The task → Your output must be the lines below from the line containing "Recreate this image" to the line containing "const isMajor = (list: number[], v: number)", both lines included, reproduced exactly and without pictures.

Material for this exercise →
::::::::

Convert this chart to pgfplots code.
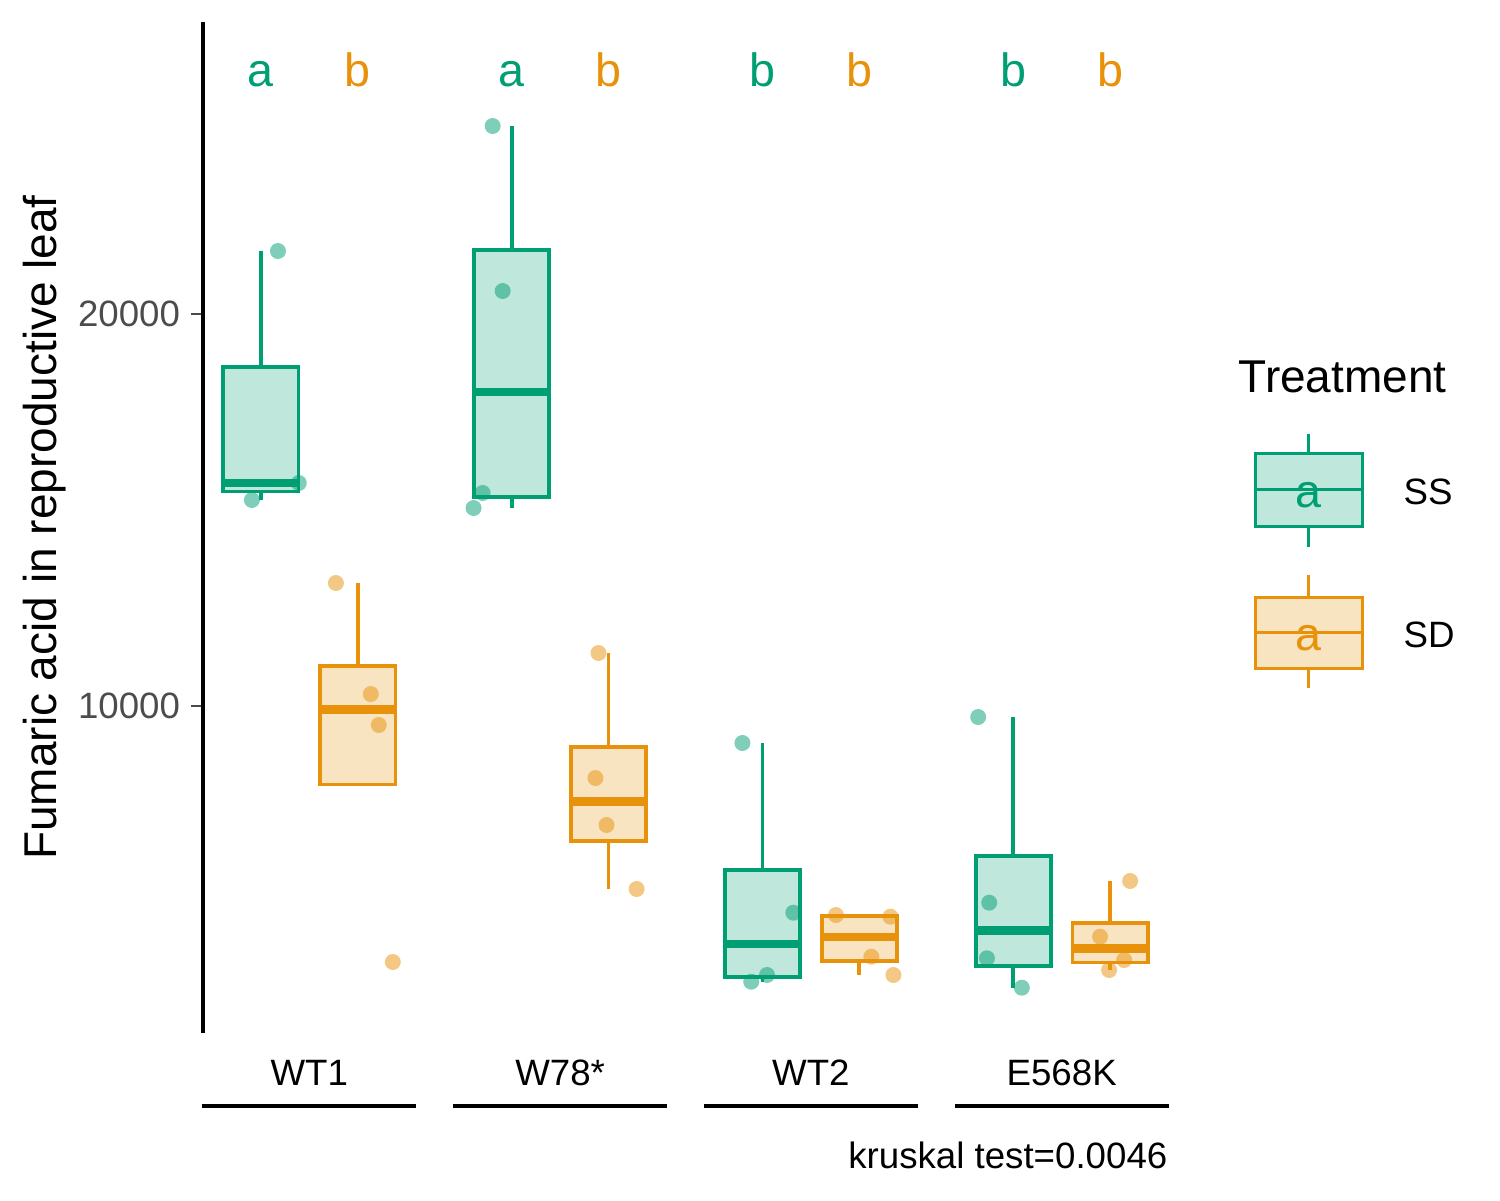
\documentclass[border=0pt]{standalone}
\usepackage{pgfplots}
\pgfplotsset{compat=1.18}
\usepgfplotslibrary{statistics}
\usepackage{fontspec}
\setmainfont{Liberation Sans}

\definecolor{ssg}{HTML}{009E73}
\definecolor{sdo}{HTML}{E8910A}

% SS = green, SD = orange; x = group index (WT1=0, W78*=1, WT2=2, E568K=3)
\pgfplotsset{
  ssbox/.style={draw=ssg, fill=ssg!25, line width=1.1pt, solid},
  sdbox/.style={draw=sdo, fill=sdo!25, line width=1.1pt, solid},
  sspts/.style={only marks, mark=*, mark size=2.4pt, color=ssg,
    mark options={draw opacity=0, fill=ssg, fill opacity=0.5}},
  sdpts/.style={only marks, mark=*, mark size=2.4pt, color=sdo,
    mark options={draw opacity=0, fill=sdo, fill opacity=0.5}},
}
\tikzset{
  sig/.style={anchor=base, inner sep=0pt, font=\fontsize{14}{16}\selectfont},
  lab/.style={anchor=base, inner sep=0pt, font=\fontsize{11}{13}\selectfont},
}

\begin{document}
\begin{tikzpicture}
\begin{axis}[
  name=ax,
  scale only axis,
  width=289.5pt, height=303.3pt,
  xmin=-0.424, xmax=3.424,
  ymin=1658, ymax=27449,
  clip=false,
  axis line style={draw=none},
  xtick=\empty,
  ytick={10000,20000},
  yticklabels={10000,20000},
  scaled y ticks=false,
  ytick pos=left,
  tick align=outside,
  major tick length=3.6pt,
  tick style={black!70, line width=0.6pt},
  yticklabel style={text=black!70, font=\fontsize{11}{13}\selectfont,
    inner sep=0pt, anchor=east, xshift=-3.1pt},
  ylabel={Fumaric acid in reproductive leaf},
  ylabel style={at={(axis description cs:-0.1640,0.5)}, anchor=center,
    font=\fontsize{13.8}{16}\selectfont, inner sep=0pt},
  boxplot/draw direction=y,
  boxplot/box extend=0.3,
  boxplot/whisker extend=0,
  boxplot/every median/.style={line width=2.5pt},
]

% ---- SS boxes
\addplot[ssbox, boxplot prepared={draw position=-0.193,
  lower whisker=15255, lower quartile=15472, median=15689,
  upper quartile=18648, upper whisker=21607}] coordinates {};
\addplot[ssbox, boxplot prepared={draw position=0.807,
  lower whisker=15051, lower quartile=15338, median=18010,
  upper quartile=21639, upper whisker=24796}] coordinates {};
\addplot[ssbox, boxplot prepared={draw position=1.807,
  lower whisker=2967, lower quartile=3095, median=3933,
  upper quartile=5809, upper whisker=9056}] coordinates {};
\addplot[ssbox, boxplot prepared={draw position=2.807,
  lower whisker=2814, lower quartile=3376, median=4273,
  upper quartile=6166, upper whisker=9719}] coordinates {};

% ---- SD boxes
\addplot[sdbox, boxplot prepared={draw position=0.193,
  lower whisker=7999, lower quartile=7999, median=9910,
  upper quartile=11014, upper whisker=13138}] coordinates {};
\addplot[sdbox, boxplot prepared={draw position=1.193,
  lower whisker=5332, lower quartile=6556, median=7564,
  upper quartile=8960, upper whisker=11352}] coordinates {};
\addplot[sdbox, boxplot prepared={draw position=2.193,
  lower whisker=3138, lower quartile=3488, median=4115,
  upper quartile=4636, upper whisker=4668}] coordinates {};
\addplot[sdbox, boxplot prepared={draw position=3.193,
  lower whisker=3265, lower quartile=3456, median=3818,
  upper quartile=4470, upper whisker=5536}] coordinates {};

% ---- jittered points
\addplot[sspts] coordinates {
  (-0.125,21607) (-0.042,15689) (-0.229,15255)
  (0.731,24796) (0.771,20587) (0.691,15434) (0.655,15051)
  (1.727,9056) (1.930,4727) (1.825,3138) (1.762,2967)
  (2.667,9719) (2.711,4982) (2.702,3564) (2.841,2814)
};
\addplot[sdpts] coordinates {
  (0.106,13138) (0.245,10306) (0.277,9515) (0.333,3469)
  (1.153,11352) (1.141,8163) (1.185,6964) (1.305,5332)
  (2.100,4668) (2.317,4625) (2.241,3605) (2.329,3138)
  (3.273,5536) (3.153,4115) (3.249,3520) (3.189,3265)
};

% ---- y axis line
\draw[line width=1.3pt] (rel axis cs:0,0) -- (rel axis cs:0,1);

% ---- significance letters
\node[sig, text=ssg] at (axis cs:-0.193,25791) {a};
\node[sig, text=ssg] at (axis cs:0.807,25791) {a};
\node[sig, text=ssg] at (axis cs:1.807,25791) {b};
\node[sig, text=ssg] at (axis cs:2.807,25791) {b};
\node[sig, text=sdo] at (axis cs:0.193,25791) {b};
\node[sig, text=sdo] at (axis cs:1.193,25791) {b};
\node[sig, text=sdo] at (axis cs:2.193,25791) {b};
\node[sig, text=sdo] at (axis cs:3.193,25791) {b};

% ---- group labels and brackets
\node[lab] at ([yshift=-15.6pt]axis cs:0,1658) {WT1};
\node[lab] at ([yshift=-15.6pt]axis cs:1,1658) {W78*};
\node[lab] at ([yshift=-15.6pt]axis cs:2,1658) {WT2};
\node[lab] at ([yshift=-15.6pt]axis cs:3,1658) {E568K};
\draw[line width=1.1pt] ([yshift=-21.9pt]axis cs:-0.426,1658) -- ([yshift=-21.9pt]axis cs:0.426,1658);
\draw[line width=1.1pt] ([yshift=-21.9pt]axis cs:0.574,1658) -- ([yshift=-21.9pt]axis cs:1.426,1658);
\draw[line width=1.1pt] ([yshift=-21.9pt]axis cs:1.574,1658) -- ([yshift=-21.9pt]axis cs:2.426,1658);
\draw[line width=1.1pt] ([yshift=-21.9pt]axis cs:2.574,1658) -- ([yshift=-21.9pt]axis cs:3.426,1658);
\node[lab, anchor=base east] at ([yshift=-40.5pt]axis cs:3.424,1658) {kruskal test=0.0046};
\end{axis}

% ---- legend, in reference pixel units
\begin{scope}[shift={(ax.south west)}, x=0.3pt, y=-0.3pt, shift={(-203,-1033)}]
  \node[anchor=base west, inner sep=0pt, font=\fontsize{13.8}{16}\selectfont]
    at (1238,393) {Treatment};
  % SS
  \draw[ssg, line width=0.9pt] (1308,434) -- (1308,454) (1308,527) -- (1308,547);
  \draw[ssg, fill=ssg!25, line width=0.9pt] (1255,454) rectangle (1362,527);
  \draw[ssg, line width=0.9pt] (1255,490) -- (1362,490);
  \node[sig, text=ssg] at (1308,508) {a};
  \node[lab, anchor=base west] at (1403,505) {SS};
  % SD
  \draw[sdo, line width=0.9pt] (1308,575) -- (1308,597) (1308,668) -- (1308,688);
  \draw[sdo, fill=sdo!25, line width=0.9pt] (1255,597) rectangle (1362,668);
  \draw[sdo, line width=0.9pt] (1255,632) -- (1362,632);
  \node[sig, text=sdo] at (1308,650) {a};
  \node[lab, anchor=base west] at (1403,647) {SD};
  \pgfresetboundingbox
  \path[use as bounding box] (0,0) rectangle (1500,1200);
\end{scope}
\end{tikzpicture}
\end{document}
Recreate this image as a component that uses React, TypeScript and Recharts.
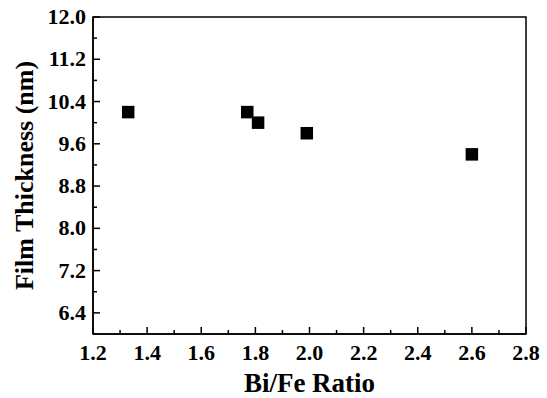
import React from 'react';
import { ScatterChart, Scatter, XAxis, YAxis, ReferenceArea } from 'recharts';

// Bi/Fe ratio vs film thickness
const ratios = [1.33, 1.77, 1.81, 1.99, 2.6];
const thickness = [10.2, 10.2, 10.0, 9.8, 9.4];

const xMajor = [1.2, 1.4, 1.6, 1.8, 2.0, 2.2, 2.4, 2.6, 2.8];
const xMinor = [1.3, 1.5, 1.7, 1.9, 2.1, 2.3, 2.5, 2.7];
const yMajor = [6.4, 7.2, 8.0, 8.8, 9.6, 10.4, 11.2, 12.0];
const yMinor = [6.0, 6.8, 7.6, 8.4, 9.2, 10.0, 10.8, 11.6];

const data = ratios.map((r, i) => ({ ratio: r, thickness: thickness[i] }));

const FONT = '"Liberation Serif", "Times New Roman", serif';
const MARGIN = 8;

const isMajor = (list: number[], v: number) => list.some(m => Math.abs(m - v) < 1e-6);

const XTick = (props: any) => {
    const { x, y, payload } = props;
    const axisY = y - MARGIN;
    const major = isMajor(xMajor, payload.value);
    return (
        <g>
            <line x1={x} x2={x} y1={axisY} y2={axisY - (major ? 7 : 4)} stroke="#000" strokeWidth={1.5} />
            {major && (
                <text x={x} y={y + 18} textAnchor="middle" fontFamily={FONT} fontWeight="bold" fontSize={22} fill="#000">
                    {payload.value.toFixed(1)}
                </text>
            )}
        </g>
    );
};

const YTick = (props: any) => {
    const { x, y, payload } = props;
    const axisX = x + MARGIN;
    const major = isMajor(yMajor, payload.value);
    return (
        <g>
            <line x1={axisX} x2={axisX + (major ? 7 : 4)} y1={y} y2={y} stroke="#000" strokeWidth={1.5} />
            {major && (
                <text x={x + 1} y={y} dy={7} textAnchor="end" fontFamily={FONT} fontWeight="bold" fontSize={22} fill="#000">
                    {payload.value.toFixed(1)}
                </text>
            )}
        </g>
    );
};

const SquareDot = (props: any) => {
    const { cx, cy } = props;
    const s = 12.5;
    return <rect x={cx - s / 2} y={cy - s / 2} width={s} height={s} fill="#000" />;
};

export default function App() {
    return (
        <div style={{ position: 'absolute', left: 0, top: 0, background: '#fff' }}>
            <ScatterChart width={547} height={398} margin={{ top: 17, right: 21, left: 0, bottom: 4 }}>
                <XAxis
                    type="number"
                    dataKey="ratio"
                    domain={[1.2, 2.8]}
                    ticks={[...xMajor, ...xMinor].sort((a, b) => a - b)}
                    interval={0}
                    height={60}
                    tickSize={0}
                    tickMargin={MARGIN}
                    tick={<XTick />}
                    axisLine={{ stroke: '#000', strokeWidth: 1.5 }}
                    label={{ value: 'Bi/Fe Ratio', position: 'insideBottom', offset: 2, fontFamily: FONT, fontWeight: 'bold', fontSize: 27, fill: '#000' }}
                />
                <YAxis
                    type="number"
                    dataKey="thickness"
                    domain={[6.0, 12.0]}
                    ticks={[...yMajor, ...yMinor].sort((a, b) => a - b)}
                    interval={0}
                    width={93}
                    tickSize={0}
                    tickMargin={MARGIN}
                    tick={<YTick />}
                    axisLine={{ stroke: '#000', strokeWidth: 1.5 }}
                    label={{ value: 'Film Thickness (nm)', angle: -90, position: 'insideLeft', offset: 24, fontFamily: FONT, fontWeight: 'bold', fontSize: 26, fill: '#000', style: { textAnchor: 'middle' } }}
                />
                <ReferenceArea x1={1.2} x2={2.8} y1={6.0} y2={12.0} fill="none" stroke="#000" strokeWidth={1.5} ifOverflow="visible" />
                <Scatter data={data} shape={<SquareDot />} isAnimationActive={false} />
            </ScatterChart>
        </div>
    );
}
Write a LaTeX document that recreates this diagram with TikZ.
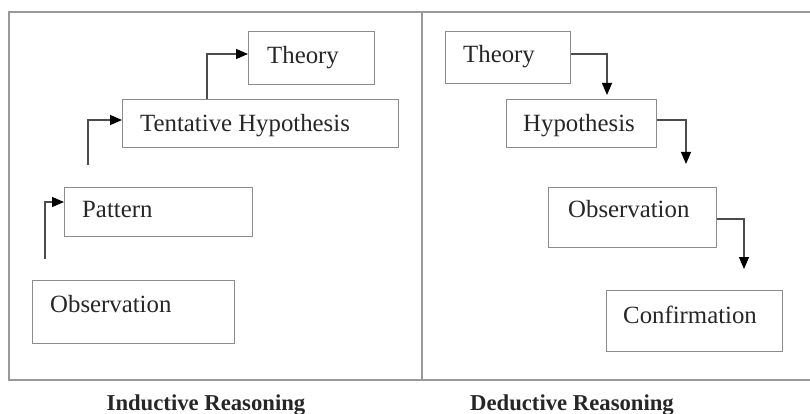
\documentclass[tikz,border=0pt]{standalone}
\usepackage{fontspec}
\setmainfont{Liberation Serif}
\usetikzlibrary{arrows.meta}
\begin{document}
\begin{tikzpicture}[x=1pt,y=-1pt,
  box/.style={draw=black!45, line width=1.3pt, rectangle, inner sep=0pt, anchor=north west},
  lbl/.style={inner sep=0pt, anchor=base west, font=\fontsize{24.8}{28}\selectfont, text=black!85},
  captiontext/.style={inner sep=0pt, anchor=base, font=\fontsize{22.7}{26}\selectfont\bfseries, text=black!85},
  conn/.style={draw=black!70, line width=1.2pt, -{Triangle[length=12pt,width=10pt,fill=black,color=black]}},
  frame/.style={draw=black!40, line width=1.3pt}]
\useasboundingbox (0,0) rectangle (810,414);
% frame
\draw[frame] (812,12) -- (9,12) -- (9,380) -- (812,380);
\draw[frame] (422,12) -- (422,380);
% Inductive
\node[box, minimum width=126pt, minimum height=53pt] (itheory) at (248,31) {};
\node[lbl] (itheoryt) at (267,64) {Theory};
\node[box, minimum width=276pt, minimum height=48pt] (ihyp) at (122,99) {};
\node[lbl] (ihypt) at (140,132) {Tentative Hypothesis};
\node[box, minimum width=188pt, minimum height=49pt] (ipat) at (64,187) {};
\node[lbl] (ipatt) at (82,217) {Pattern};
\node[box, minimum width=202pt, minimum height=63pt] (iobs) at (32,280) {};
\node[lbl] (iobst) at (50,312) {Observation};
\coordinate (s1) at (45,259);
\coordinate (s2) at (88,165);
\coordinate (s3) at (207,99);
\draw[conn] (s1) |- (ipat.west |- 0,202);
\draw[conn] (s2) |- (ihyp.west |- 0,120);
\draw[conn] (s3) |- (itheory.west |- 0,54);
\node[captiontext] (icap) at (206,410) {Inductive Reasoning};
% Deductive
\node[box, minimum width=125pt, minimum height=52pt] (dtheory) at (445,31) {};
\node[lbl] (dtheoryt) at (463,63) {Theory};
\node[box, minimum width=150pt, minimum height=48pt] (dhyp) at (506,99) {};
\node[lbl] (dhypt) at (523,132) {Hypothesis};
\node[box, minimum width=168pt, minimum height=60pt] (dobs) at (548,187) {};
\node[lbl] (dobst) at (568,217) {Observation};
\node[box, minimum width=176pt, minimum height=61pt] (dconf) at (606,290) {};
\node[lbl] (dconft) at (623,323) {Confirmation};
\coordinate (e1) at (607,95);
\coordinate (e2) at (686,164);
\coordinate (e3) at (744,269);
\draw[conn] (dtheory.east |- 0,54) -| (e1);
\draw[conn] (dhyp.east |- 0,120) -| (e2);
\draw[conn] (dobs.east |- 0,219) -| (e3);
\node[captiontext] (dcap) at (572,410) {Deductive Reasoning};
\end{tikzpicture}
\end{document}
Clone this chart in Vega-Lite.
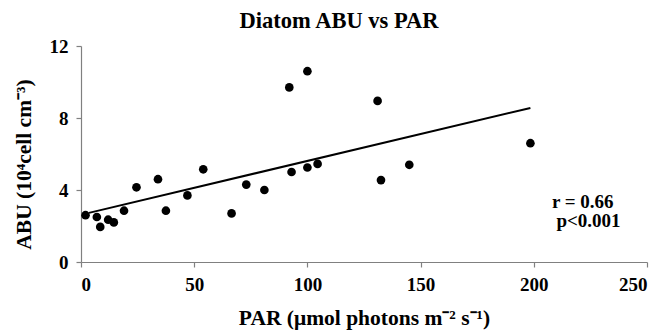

::::::::

Completed task →
Recreate this image as a component that uses React, TypeScript and Recharts.
import React from 'react';
import { ScatterChart, Scatter, XAxis, YAxis, ReferenceArea } from 'recharts';

// Bi/Fe ratio vs film thickness
const ratios = [1.33, 1.77, 1.81, 1.99, 2.6];
const thickness = [10.2, 10.2, 10.0, 9.8, 9.4];

const xMajor = [1.2, 1.4, 1.6, 1.8, 2.0, 2.2, 2.4, 2.6, 2.8];
const xMinor = [1.3, 1.5, 1.7, 1.9, 2.1, 2.3, 2.5, 2.7];
const yMajor = [6.4, 7.2, 8.0, 8.8, 9.6, 10.4, 11.2, 12.0];
const yMinor = [6.0, 6.8, 7.6, 8.4, 9.2, 10.0, 10.8, 11.6];

const data = ratios.map((r, i) => ({ ratio: r, thickness: thickness[i] }));

const FONT = '"Liberation Serif", "Times New Roman", serif';
const MARGIN = 8;

const isMajor = (list: number[], v: number) => list.some(m => Math.abs(m - v) < 1e-6);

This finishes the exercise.